§ **WORK TO BE COMPLETED**
Beginning with the first line, set down every line through the one containing "60, 70, 80];", exactly as it appears, but not the pictures.

==*==

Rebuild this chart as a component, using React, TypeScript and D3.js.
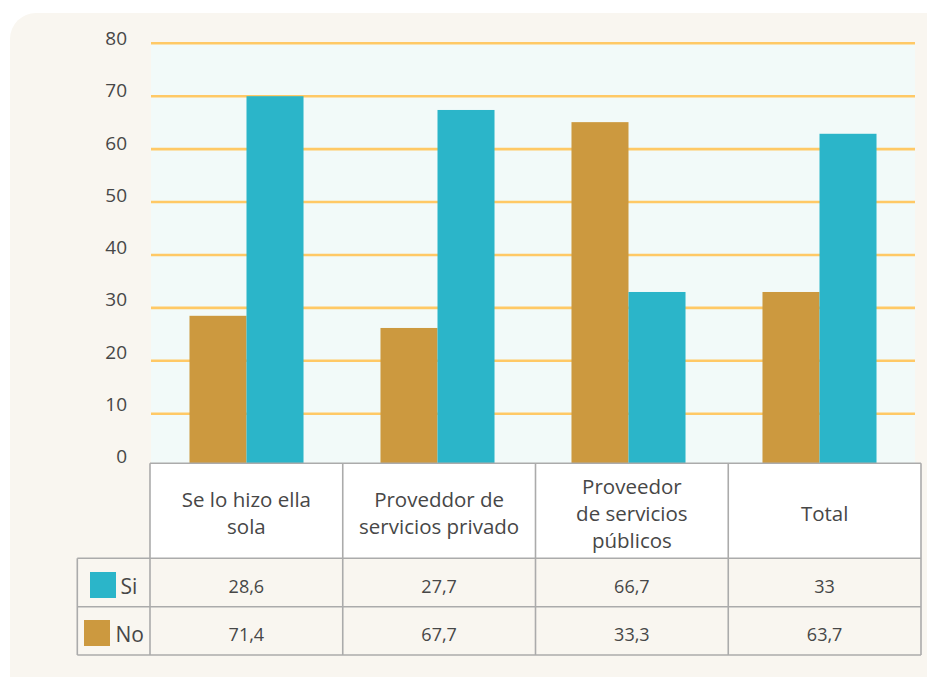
import React from "react";
import * as d3 from "d3";

const categories = ["Se lo hizo ella sola", "Proveddor de servicios privado", "Proveedor de servicios públicos", "Total"];
const categoryLines = [["Se lo hizo ella", "sola"], ["Proveddor de", "servicios privado"], ["Proveedor", "de servicios", "públicos"], ["Total"]];
const seriesKeys = ["No", "Si"];
// bar heights as drawn in the picture
const barNo = [28.5, 26.2, 65.1, 33.0];
const barSi = [70.0, 67.4, 33.0, 62.9];
// table values as printed
const tableSi = ["28,6", "27,7", "66,7", "33"];
const tableNo = ["71,4", "67,7", "33,3", "63,7"];
const yTicks = [0, 10, 20, 30, 40, 50, 60, 70, 80];

const COLORS: Record<string, string> = { Si: "#2bb5c9", No: "#cc993f" };
const FONT = "'Open Sans', sans-serif";
const TEXT = "#474747";

export default function App() {
  const W = 927, H = 677;
  const plotL = 151, plotR = 915, plotT = 43.3, plotB = 466.6;
  const y = d3.scaleLinear().domain([0, 80]).range([plotB, plotT]);
  const yLab = d3.scaleLinear().domain([0, 80]).range([463, 45]);
  const x0 = d3.scaleBand<string>().domain(categories).range([plotL, plotR]).padding(0);
  const x1 = d3.scaleBand<string>().domain(seriesKeys).range([0, x0.bandwidth()]).paddingInner(0).paddingOuter(0.675);
  const values: Record<string, number[]> = { No: barNo, Si: barSi };

  const tL = 150, tR = 921, legL = 77.3;
  const xt = d3.scaleBand<string>().domain(categories).range([tL, tR]);
  const rowHeadT = 463.3, rowSiT = 558.3, rowNoT = 606.7, rowEnd = 655;
  const border = "#ababab";
  const sw = 1.6;

  return (
    <svg width={W} height={H} style={{ position: "absolute", left: 0, top: 0 }} fontFamily={FONT}>
      <rect x={0} y={0} width={W} height={H} fill="#ffffff" />
      <rect x={10} y={13} width={W + 20} height={H + 40} rx={26} ry={26} fill="#f9f6f0" />
      <rect x={plotL} y={plotT} width={plotR - plotL} height={plotB - plotT} fill="#f2faf9" />
      {yTicks.filter((t) => t > 0).map((t) => (
        <line key={t} x1={plotL} x2={plotR} y1={y(t)} y2={y(t)} stroke="#ffc966" strokeWidth={2.6} />
      ))}
      {yTicks.map((t) => (
        <text key={t} x={127} y={yLab(t)} textAnchor="end" fontSize={19} fill={TEXT}>{t}</text>
      ))}
      {categories.map((c, i) => (
        <g key={c} transform={`translate(${x0(c)},0)`}>
          {seriesKeys.map((k) => (
            <rect key={k} x={x1(k)} y={y(values[k][i])} width={x1.bandwidth()} height={plotB - y(values[k][i])} fill={COLORS[k]} />
          ))}
        </g>
      ))}
      {/* table */}
      <rect x={tL} y={rowHeadT} width={tR - tL} height={rowSiT - rowHeadT} fill="#ffffff" />
      <rect x={legL} y={rowSiT} width={tR - legL} height={rowEnd - rowSiT} fill="#f9f6f0" />
      <g stroke={border} strokeWidth={sw} fill="none">
        <line x1={tL} x2={tR} y1={rowHeadT} y2={rowHeadT} />
        <line x1={legL} x2={tR} y1={rowSiT} y2={rowSiT} />
        <line x1={legL} x2={tR} y1={rowNoT} y2={rowNoT} />
        <line x1={legL} x2={tR} y1={rowEnd} y2={rowEnd} />
        <line x1={legL} x2={legL} y1={rowSiT} y2={rowEnd} />
        {categories.map((c) => (
          <line key={c} x1={xt(c)} x2={xt(c)} y1={rowHeadT} y2={rowEnd} />
        ))}
        <line x1={tR} x2={tR} y1={rowHeadT} y2={rowEnd} />
      </g>
      {categories.map((c, i) => {
        const cx = (xt(c) as number) + xt.bandwidth() / 2;
        const lines = categoryLines[i];
        const L = 27;
        const mid = (rowHeadT + rowSiT) / 2;
        return (
          <g key={c}>
            {lines.map((ln, j) => (
              <text key={j} x={cx} y={mid - ((lines.length - 1) * L) / 2 + j * L + 10} textAnchor="middle" fontSize={20.5} fill={TEXT}>{ln}</text>
            ))}
            <text x={cx} y={(rowSiT + rowNoT) / 2 + 10} textAnchor="middle" fontSize={18} fill={TEXT}>{tableSi[i]}</text>
            <text x={cx} y={(rowNoT + rowEnd) / 2 + 10.5} textAnchor="middle" fontSize={18} fill={TEXT}>{tableNo[i]}</text>
          </g>
        );
      })}
      <rect x={90} y={572} width={26} height={26} fill={COLORS.Si} />
      <text x={120.5} y={593.5} fontSize={21} fill={TEXT}>Si</text>
      <rect x={84} y={620} width={26} height={26} fill={COLORS.No} />
      <text x={115.5} y={642} fontSize={21} fill={TEXT}>No</text>
    </svg>
  );
}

==*==

§ **THE RESULT**
Rebuild this chart as a component, using React, TypeScript and D3.js.
import React from "react";
import * as d3 from "d3";

const categories = ["Se lo hizo ella sola", "Proveddor de servicios privado", "Proveedor de servicios públicos", "Total"];
const categoryLines = [["Se lo hizo ella", "sola"], ["Proveddor de", "servicios privado"], ["Proveedor", "de servicios", "públicos"], ["Total"]];
const seriesKeys = ["No", "Si"];
// bar heights as drawn in the picture
const barNo = [28.5, 26.2, 65.1, 33.0];
const barSi = [70.0, 67.4, 33.0, 62.9];
// table values as printed
const tableSi = ["28,6", "27,7", "66,7", "33"];
const tableNo = ["71,4", "67,7", "33,3", "63,7"];
const yTicks = [0, 10, 20, 30, 40, 50, 60, 70, 80];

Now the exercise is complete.